_YOUR GOAL_
Copy all lines that contain the word "with".

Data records
===============

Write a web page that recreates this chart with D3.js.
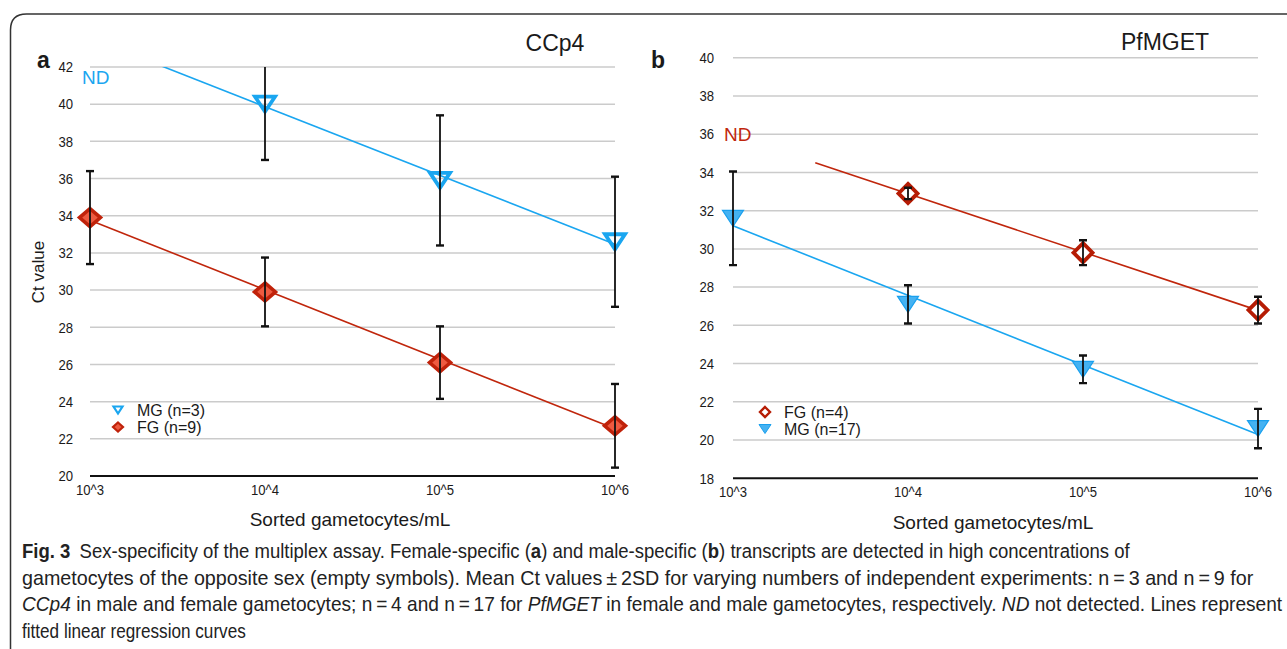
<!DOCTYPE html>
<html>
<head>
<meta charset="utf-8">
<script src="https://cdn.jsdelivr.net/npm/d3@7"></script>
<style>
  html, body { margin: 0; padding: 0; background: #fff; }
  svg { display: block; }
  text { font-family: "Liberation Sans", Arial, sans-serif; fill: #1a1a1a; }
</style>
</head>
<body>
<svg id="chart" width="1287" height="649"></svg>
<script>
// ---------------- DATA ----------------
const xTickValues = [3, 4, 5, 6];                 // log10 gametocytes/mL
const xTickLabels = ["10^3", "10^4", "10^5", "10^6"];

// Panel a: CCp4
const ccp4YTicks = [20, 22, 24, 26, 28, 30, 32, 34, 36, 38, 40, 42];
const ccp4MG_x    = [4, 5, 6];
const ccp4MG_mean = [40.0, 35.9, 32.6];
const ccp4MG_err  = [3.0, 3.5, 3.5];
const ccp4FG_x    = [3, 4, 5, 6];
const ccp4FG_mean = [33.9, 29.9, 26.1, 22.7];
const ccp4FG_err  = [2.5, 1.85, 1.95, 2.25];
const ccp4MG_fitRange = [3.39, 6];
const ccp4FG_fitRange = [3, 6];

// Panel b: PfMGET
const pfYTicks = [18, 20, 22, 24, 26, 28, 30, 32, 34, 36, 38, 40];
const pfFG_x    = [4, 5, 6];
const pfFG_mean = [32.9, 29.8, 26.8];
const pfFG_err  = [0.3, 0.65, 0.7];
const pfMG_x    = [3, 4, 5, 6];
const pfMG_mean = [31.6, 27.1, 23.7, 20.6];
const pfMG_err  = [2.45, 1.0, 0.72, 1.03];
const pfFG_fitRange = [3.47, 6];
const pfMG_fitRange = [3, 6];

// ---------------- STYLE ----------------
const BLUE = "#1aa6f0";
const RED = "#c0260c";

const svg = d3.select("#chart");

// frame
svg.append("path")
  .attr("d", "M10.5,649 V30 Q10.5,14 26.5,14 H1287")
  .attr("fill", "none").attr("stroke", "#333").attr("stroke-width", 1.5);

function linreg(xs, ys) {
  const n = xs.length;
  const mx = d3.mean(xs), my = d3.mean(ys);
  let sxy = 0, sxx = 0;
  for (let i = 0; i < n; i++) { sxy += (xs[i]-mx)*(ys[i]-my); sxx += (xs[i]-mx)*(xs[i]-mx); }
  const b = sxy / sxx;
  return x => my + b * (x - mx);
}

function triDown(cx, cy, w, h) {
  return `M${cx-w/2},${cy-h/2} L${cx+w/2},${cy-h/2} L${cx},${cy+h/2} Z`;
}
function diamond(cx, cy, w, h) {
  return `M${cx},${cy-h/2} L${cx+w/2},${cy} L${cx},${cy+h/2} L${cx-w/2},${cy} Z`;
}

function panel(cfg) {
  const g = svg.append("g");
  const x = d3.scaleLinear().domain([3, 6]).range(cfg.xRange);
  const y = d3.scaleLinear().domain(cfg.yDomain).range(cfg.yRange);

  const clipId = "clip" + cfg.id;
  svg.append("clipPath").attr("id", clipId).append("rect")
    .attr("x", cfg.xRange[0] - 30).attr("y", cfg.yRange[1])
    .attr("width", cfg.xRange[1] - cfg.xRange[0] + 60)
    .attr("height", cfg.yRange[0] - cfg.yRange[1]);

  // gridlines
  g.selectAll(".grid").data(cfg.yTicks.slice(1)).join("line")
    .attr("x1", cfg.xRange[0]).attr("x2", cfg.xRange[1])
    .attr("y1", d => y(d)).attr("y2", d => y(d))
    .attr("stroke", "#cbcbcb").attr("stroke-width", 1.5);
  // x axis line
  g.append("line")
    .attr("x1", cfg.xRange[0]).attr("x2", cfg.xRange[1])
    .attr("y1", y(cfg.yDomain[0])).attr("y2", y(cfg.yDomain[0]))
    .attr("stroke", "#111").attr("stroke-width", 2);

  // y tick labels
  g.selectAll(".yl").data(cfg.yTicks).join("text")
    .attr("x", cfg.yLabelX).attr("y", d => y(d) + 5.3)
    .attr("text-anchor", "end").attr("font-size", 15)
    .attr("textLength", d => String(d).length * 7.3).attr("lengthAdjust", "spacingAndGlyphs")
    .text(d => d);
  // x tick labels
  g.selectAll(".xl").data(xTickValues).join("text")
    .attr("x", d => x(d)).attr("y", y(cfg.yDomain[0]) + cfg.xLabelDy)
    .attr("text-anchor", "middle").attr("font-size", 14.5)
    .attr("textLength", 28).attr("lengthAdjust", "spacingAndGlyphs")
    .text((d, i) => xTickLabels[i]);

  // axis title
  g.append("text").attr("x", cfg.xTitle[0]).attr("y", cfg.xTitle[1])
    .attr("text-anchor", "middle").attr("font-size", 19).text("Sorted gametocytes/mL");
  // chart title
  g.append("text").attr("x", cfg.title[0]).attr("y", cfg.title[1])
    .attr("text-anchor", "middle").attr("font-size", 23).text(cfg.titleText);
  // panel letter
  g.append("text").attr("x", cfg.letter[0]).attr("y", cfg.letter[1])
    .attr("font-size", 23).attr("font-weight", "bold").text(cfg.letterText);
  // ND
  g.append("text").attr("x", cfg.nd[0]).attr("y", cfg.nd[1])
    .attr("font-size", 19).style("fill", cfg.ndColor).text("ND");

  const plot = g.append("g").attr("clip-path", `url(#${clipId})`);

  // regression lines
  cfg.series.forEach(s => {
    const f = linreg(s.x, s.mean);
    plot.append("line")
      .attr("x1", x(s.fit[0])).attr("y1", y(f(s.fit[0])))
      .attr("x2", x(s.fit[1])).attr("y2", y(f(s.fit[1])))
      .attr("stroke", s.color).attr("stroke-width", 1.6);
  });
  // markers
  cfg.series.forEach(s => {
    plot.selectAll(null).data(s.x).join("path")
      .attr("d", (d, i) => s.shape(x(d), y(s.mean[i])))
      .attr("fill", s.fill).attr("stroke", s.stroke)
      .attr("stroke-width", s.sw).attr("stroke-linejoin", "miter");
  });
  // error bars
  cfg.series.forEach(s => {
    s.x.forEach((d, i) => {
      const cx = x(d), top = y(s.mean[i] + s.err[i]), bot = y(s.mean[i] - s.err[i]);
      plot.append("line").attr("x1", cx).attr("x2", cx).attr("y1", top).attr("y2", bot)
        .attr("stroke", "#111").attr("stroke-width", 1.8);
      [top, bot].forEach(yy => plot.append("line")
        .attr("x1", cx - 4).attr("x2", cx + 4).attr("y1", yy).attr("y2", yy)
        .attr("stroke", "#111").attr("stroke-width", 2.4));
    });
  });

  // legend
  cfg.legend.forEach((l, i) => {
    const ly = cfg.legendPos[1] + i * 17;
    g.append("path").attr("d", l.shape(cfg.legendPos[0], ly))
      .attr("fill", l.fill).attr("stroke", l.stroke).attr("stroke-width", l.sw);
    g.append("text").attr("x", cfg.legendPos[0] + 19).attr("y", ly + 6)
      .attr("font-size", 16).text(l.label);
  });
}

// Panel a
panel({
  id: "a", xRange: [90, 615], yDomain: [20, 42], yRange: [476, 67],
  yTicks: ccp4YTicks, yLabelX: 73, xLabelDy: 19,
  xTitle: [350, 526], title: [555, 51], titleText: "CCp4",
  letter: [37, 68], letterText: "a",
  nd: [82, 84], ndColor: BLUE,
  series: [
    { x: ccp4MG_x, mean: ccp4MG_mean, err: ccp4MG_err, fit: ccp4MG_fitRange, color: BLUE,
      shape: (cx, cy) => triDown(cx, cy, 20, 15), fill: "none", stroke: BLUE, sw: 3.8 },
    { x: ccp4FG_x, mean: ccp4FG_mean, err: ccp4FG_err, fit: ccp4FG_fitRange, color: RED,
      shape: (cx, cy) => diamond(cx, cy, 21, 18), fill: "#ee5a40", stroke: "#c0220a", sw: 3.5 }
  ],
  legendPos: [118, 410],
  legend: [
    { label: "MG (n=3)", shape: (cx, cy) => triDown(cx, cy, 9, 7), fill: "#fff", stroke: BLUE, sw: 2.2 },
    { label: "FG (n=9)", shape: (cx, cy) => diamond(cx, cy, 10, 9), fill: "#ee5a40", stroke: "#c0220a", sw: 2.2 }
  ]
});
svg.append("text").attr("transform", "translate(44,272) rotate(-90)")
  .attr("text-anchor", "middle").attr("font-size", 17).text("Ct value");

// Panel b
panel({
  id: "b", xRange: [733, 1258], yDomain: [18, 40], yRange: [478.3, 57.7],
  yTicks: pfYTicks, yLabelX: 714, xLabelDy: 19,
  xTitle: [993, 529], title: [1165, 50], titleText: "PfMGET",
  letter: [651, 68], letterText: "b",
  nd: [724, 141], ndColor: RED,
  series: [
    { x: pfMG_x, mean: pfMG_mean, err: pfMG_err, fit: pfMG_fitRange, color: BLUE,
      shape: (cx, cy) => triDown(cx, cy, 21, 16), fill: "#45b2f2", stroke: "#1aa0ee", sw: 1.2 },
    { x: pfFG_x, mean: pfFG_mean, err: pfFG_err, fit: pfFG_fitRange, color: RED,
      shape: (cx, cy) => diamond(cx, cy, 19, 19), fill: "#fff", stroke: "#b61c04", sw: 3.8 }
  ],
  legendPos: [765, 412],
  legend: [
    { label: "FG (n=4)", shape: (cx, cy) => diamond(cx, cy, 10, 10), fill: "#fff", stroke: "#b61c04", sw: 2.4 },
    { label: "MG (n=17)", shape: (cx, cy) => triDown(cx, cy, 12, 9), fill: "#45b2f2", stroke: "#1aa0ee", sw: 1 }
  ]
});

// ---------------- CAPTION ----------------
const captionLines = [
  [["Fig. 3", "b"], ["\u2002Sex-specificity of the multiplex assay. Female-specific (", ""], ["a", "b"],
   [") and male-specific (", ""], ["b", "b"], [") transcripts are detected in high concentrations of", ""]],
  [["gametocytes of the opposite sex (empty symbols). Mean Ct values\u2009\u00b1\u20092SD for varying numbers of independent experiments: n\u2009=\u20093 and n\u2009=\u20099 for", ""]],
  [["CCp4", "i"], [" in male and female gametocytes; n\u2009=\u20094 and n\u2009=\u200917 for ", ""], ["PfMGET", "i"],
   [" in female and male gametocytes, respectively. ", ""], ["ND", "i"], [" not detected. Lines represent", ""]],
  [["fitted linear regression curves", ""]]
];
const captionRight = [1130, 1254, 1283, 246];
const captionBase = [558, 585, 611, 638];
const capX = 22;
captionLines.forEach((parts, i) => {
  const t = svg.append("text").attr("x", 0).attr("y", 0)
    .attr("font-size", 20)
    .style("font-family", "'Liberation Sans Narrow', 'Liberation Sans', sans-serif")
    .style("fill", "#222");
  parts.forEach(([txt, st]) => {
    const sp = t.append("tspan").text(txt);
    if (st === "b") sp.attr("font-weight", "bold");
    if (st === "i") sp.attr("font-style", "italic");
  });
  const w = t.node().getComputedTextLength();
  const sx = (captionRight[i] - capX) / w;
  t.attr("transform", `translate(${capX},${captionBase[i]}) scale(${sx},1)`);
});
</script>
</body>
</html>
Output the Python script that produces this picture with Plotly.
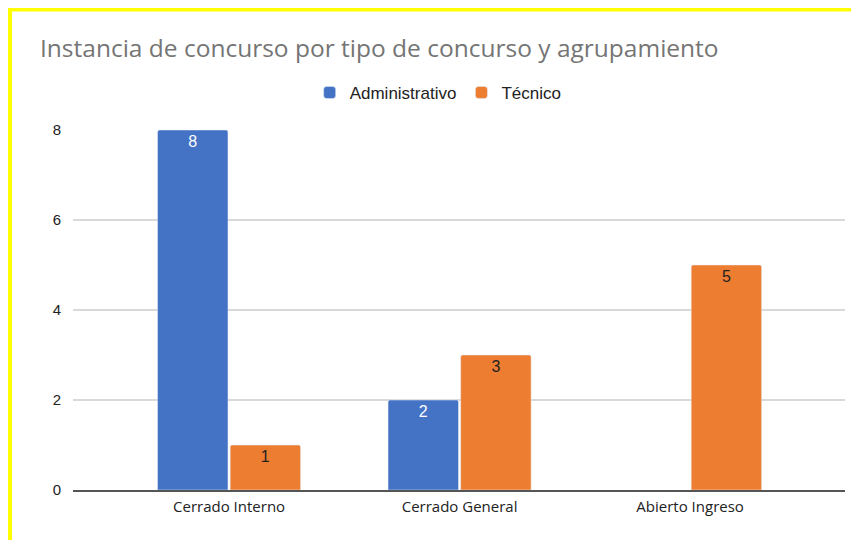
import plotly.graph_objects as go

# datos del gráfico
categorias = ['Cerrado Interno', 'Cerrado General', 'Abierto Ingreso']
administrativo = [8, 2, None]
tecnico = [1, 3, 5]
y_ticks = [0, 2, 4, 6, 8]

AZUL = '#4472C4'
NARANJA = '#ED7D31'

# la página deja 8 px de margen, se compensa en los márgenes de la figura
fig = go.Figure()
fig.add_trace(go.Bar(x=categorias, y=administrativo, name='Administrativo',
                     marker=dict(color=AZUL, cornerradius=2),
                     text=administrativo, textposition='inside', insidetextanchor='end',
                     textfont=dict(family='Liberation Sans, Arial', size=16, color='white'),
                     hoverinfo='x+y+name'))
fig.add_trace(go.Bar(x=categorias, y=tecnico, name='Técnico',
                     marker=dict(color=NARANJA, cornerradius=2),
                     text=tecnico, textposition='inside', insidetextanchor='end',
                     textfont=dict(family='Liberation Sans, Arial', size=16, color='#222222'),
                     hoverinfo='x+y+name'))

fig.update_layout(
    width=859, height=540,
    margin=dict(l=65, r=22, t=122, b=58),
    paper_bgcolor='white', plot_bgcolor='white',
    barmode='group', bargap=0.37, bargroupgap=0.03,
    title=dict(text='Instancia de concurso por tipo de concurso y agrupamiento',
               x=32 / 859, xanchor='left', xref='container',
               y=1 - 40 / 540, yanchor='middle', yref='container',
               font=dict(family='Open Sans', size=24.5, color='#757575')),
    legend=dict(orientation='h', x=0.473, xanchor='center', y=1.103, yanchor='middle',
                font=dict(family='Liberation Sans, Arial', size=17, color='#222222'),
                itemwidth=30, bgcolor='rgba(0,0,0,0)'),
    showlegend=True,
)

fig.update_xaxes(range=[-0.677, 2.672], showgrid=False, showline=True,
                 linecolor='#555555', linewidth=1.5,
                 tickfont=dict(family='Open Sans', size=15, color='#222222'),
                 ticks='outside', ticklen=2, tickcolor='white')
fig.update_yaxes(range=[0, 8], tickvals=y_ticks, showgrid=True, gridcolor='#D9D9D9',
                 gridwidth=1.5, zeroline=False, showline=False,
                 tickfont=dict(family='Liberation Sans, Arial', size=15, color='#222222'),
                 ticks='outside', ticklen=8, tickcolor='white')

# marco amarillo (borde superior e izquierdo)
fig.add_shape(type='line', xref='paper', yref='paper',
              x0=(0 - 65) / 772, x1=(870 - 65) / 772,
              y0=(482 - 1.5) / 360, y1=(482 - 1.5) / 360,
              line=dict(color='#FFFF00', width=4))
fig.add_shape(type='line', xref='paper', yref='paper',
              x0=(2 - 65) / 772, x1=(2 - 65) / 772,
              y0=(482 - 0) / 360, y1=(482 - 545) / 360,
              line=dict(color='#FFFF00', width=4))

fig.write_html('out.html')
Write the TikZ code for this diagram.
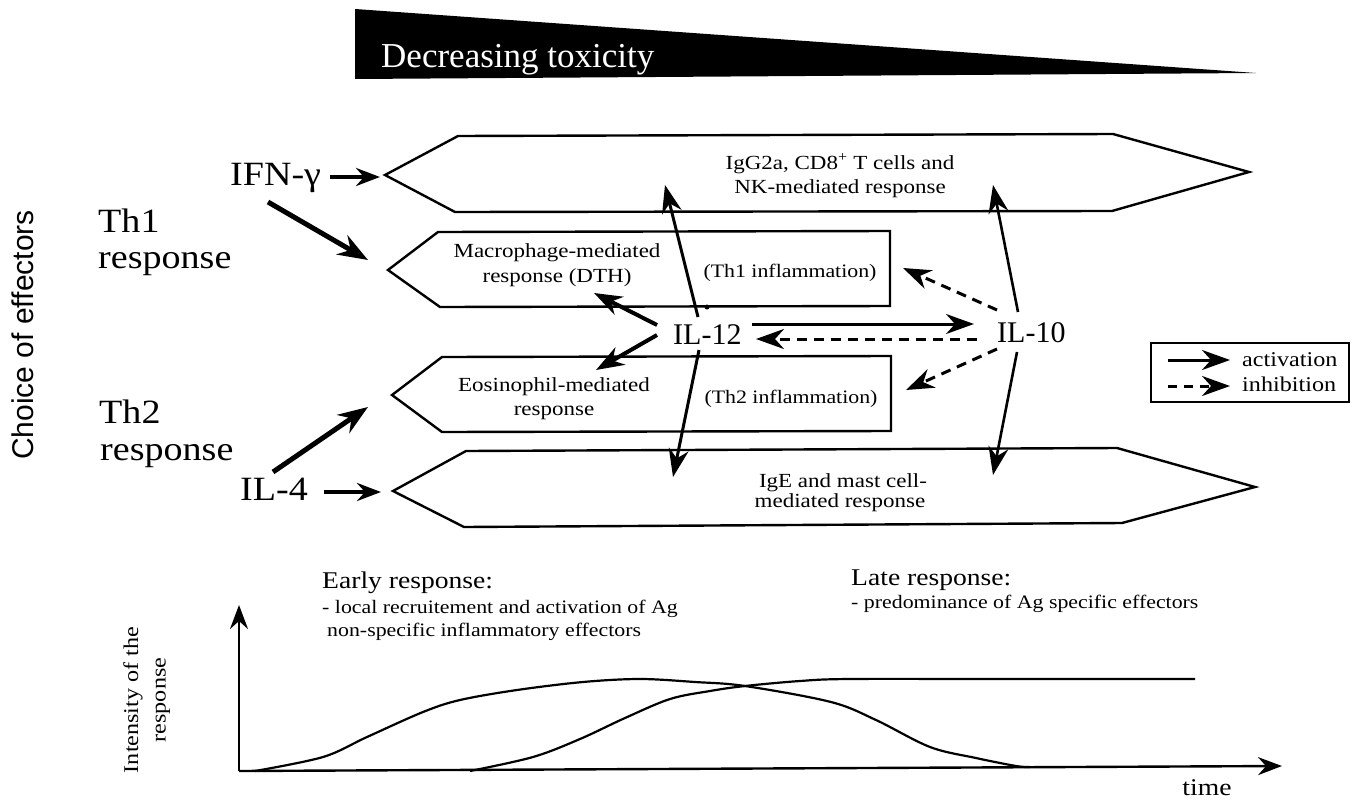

===============

_THE COMPLETED TASK_
Write a web page that recreates this chart with D3.js.
Output the Python script that produces this picture with Plotly.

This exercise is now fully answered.